Google owns or leases about 4.2 million square feet scattered across more than 60 buildings in Mountain View, and it hopes to build another corporate campus on a nearby NASA complex in Silicon Valley. It also signaled plans to expand in New York last year when it paid about $2 billion to buy a 15-story office spanning about 2.9 million square feet _ more space than the Empire State Building. About 2,000 Google employees currently work in that New York office.

Trying to get a job at Google is akin to trying to get into Stanford University, where Page and Brin started working on their search engine as graduate students. The company receives more than 1 million applications a year and identifies the top candidates through a rigorous screening process that analyzes SAT scores, grade-point averages and their performance on tests with such questions as: “How many different ways can you color an icosahedron with one of three colors on each face?”

The people who make it through Google’s intellectual gauntlet will likely be under intense pressure if they get hired.

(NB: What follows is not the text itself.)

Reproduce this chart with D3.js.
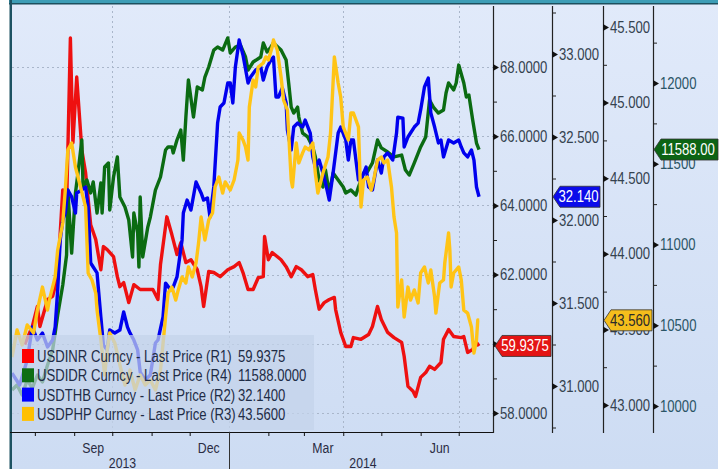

Management is pushing aggressively for more innovation so that the Internet giant can fend off emerging threats from smaller companies such as Facebook and Twitter.

“The opportunities are so big this year that for us to maximize them we are going to have to work quicker and we are going to have to make decisions faster,” Eustace said.

As its Internet social network grows, Facebook has become more successful at luring away Google’s workers. About 200 of Facebook’s roughly 2,000 employees used to work at Google. The defections haven’t left a big dent, given that the company hired an average of nearly 200 workers every two weeks last year.

But the recent raids by Facebook and other promising startups got Google’s attention. To retain employees, the company gave its entire work force a 10 percent raise. That move alone could increase Google’s operating expenses by about $500 million this year, based on analyst estimates. Virtually all employees also receive stock options, a benefit that turned most of the company’s early hires into multimillionaires.

Shares of Google rose $8.83, or 1.4 percent, to close at $619.91.